Le même défi qu’il y a 20 ans
Pour S&P, le principal problème du marché de la cyberassurance est le même qu’il y a 20 ans, alors que ce produit a fait son apparition aux États-Unis. Il s’agit d’un problème commun à toutes les catégories d’assurance, mais exacerbé par le manque de données historiques : comment tarifer adéquatement le risque lié à la menace cybernétique ?
« Le marché de la cyberassurance demeure petit et n’a pas encore atteint sa maturité. Cela offre aux réassureurs une occasion de croissance clé pour bâtir des relations à long terme avec les compagnies cédantes de risques », estime la firme de notation.
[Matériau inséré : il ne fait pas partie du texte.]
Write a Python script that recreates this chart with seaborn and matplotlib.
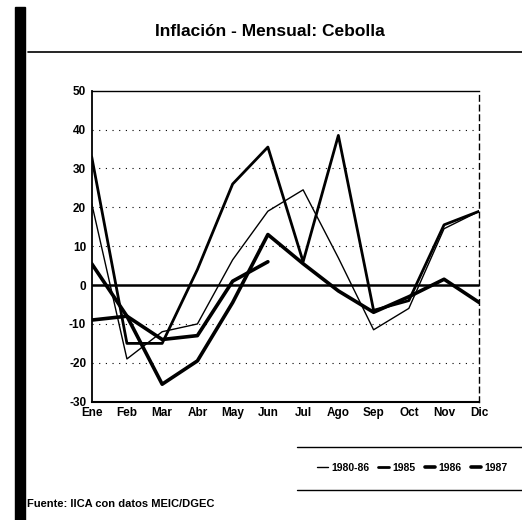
import numpy as np
import pandas as pd
import matplotlib
matplotlib.use("Agg")
import matplotlib.pyplot as plt
import seaborn as sns
from matplotlib.lines import Line2D
from matplotlib.patches import Rectangle

# Datos (inflacion mensual, %)
meses = ["Ene", "Feb", "Mar", "Abr", "May", "Jun", "Jul", "Ago", "Sep", "Oct", "Nov", "Dic"]
prom_1980_86 = [21, -19, -12, -10, 6.5, 19, 24.5, 7, -11.5, -6, 14.5, 19]
inf_1985 = [33, -15, -15, 4, 26, 35.5, 6, 38.5, -6.5, -4, 15.5, 19]
inf_1986 = [5.5, -8, -25.5, -19.5, -4.5, 13, 5.5, -1.5, -7, -3, 1.5, -4.5]
inf_1987 = [-9, -8, -14, -13, 1, 6, np.nan, np.nan, np.nan, np.nan, np.nan, np.nan]

series = ["1980-86", "1985", "1986", "1987"]
valores = [prom_1980_86, inf_1985, inf_1986, inf_1987]
grosor = [1.0, 2.0, 2.6, 2.6]

df = pd.DataFrame({
    "pos": np.tile(np.arange(len(meses)), len(series)),
    "valor": np.concatenate(valores),
    "serie": np.repeat(series, len(meses)),
})

sns.set_theme(style="white")
plt.rcParams["font.family"] = ["Liberation Sans", "DejaVu Sans"]
plt.rcParams["font.weight"] = "bold"
plt.rcParams["axes.unicode_minus"] = False
for k in ["text.color", "axes.labelcolor", "xtick.color", "ytick.color"]:
    plt.rcParams[k] = "black"

fig = plt.figure(figsize=(5.22, 5.20), dpi=100)
ax = fig.add_axes([91.7 / 522, 1 - 401.7 / 520, 387.6 / 522, 311 / 520])

for s, lw in zip(series, grosor):
    sns.lineplot(data=df[df["serie"] == s], x="pos", y="valor", color="black",
                 linewidth=lw, ax=ax, legend=False, sort=False)

# cuadricula punteada y linea en cero
for g in [40, 30, 20, 10, -10, -20]:
    ax.axhline(g, color="black", linewidth=0.8, linestyle=(0, (1, 5)), zorder=0)
ax.axhline(0, color="black", linewidth=1.8, zorder=1)

ax.set_xlim(0, 11)
ax.set_ylim(-30, 50)
ax.set_yticks(range(-30, 51, 10))
ax.set_xticks(range(len(meses)))
ax.set_xticklabels(meses)
ax.set_xlabel("")
ax.set_ylabel("")
ax.tick_params(axis="both", length=0, labelsize=8.5, pad=4, colors="black")
for lab in ax.get_xticklabels() + ax.get_yticklabels():
    lab.set_fontweight("bold")

for side in ["left", "bottom", "top", "right"]:
    ax.spines[side].set_visible(True)
    ax.spines[side].set_color("black")
ax.spines["left"].set_linewidth(1.3)
ax.spines["bottom"].set_linewidth(1.5)
ax.spines["top"].set_linewidth(1.0)
ax.spines["right"].set_linewidth(1.0)
ax.spines["right"].set_linestyle((0, (4, 3)))

# titulo y adornos de la pagina
fig.text(0.517, 1 - 32 / 520, "Inflación - Mensual: Cebolla", ha="center", va="center",
         fontsize=12.5, fontweight="bold", color="black")
fig.add_artist(Line2D([28 / 522, 1.0], [1 - 52 / 520] * 2, color="black", linewidth=1.2))
fig.add_artist(Rectangle((15 / 522, 0), 10 / 522, 1 - 7 / 520, color="black",
                         transform=fig.transFigure))

# leyenda
handles = [Line2D([], [], color="black", linewidth=lw) for lw in grosor]
fig.legend(handles, series, loc="center", bbox_to_anchor=(0.79, 1 - 468 / 520),
           ncol=4, frameon=False, handlelength=1.0, handletextpad=0.3,
           columnspacing=0.9, prop={"weight": "bold", "size": 7.5})
fig.add_artist(Line2D([297 / 522, 1.0], [1 - 447 / 520] * 2, color="black", linewidth=1.0))
fig.add_artist(Line2D([297 / 522, 1.0], [1 - 490 / 520] * 2, color="black", linewidth=1.0))

fig.text(27 / 522, 1 - 504 / 520, "Fuente: IICA con datos MEIC/DGEC", ha="left", va="center",
         fontsize=8, fontweight="bold", color="black")

fig.savefig("out.png", dpi=100)
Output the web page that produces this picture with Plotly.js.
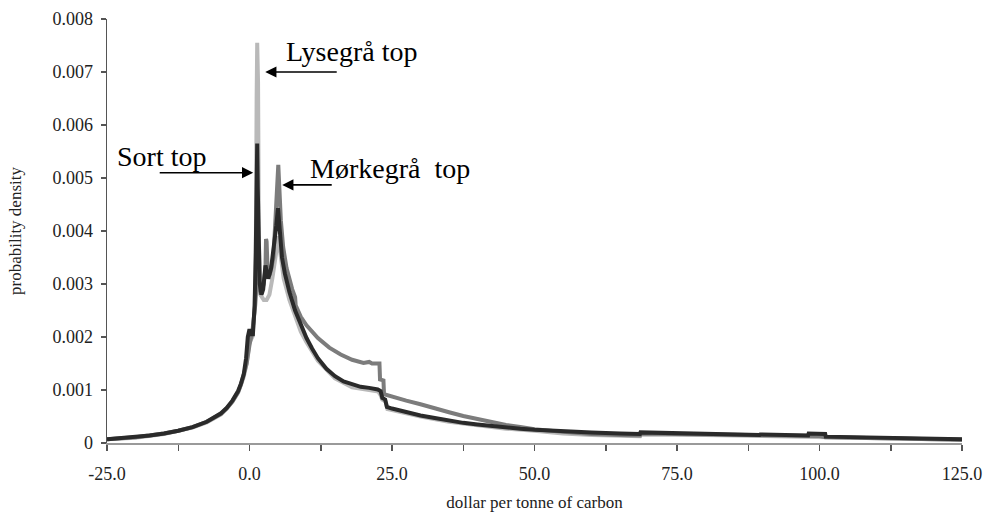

S&P ajoute que l’expertise des réassureurs en matière de souscription et une gestion sophistiquée des risques seront essentielles pour équilibrer la tarification de ce marché. « La différenciation des risques, qui signifie intégrer des normes de sécurité et lier les améliorations des niveaux de sécurité des informations des clients aux considérations de tarification, jouera un rôle clé dans le développement d’un marché durable », estime la firme de notation.
Sans oublier que le marché de la cyberassurance fait face à une demande croissante, mais avec des réserves financières limitées. Cette contrainte actuelle au niveau de la souscription est le grand danger guettant le développement du marché de la cyberassurance, estime S&P.
« Nous constatons actuellement une sous-offre dans certains domaines de la réassurance, de la rétrocession et du capital alternatif. Au fur et à mesure que le marché sous-jacent continue de croître, la demande de capital augmentera aussi dans la chaîne de valeur de l’assurance », indique la firme de notation.